# Exercise requirements
Starting at the first line of the listing below, repeat each line exactly until the line containing "linewidth=0.6, ax=ax, zorder=3)", which you include. Leave out pictures.

# Data extract
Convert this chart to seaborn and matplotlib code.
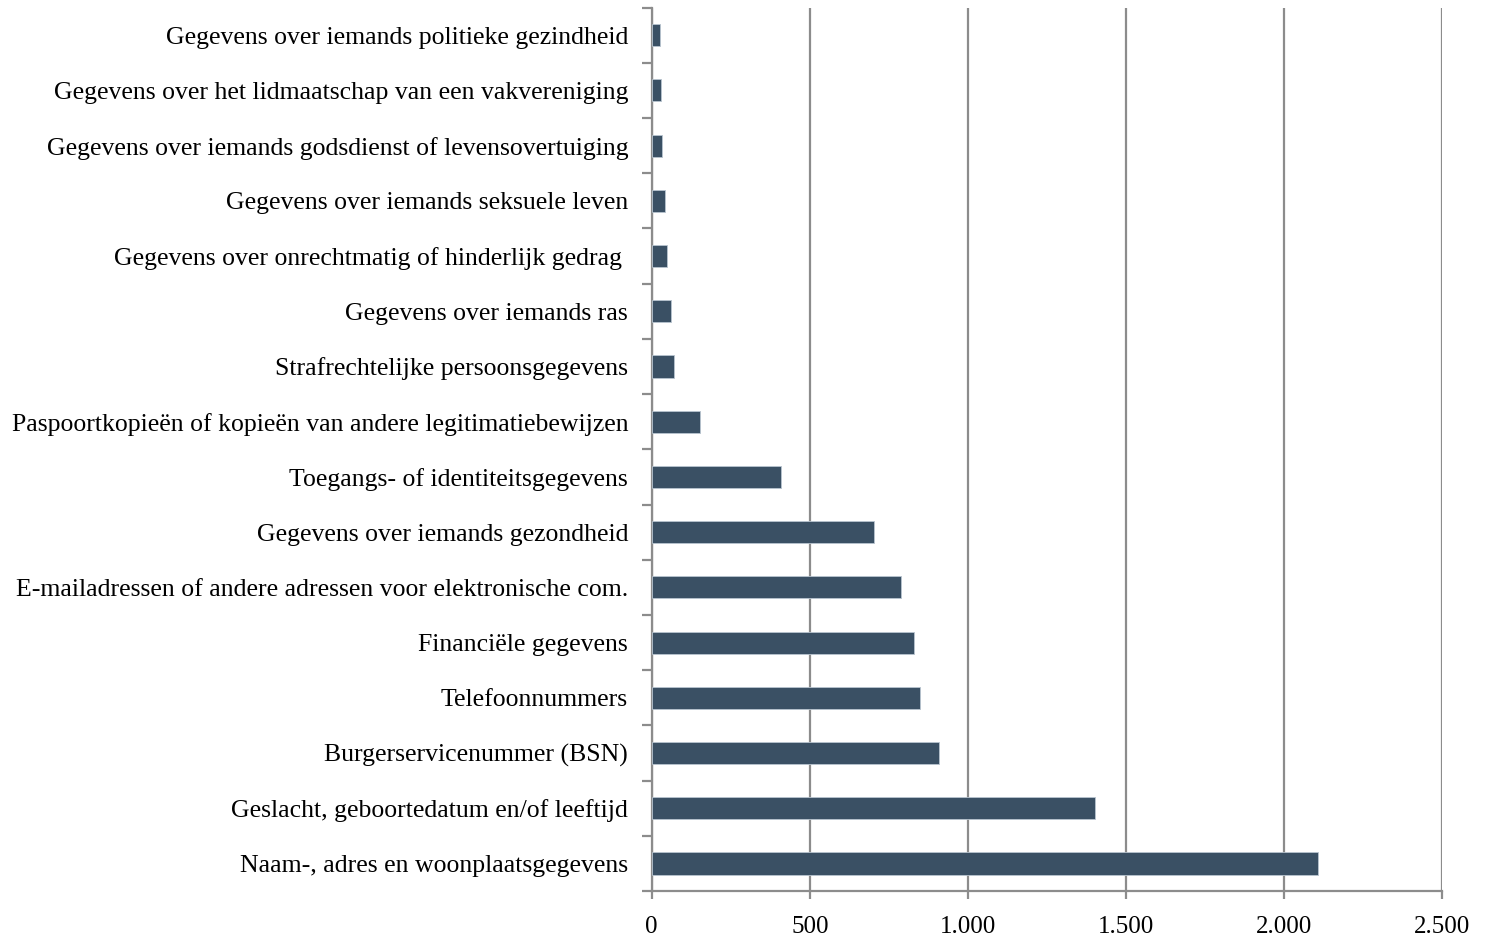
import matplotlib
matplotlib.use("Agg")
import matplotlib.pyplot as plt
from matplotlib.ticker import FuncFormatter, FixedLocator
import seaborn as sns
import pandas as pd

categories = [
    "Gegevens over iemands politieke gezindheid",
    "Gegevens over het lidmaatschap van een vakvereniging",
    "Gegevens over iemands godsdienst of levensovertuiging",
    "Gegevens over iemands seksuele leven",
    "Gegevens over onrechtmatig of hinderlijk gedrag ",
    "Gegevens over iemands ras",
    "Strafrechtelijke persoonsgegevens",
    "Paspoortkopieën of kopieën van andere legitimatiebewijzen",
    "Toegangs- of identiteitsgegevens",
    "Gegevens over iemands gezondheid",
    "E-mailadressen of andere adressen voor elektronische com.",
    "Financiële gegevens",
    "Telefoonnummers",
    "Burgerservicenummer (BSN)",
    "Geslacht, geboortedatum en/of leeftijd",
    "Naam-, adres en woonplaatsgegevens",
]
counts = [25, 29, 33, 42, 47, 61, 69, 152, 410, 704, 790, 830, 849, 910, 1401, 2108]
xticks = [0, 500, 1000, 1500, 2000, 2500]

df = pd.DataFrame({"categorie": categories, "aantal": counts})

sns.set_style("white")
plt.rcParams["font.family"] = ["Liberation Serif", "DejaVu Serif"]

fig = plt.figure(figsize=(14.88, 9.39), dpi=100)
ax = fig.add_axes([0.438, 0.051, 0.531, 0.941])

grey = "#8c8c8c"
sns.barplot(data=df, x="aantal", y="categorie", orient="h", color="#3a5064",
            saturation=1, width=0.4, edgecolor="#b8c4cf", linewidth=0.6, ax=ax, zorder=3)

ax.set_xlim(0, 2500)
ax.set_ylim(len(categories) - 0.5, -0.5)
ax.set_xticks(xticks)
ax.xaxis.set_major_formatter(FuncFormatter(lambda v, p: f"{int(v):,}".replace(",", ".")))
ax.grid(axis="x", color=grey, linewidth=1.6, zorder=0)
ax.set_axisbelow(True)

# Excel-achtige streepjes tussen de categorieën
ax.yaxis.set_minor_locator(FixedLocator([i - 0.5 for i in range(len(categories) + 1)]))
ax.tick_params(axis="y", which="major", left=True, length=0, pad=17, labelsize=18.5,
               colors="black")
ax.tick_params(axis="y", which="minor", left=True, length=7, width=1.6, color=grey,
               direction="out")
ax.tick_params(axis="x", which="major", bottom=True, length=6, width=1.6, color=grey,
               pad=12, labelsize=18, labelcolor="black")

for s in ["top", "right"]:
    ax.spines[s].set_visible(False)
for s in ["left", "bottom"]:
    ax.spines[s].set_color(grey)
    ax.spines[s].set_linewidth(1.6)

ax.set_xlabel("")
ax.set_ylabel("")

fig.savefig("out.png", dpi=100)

# Full output
Convert this chart to seaborn and matplotlib code.
import matplotlib
matplotlib.use("Agg")
import matplotlib.pyplot as plt
from matplotlib.ticker import FuncFormatter, FixedLocator
import seaborn as sns
import pandas as pd

categories = [
    "Gegevens over iemands politieke gezindheid",
    "Gegevens over het lidmaatschap van een vakvereniging",
    "Gegevens over iemands godsdienst of levensovertuiging",
    "Gegevens over iemands seksuele leven",
    "Gegevens over onrechtmatig of hinderlijk gedrag ",
    "Gegevens over iemands ras",
    "Strafrechtelijke persoonsgegevens",
    "Paspoortkopieën of kopieën van andere legitimatiebewijzen",
    "Toegangs- of identiteitsgegevens",
    "Gegevens over iemands gezondheid",
    "E-mailadressen of andere adressen voor elektronische com.",
    "Financiële gegevens",
    "Telefoonnummers",
    "Burgerservicenummer (BSN)",
    "Geslacht, geboortedatum en/of leeftijd",
    "Naam-, adres en woonplaatsgegevens",
]
counts = [25, 29, 33, 42, 47, 61, 69, 152, 410, 704, 790, 830, 849, 910, 1401, 2108]
xticks = [0, 500, 1000, 1500, 2000, 2500]

df = pd.DataFrame({"categorie": categories, "aantal": counts})

sns.set_style("white")
plt.rcParams["font.family"] = ["Liberation Serif", "DejaVu Serif"]

fig = plt.figure(figsize=(14.88, 9.39), dpi=100)
ax = fig.add_axes([0.438, 0.051, 0.531, 0.941])

grey = "#8c8c8c"
sns.barplot(data=df, x="aantal", y="categorie", orient="h", color="#3a5064",
            saturation=1, width=0.4, edgecolor="#b8c4cf", linewidth=0.6, ax=ax, zorder=3)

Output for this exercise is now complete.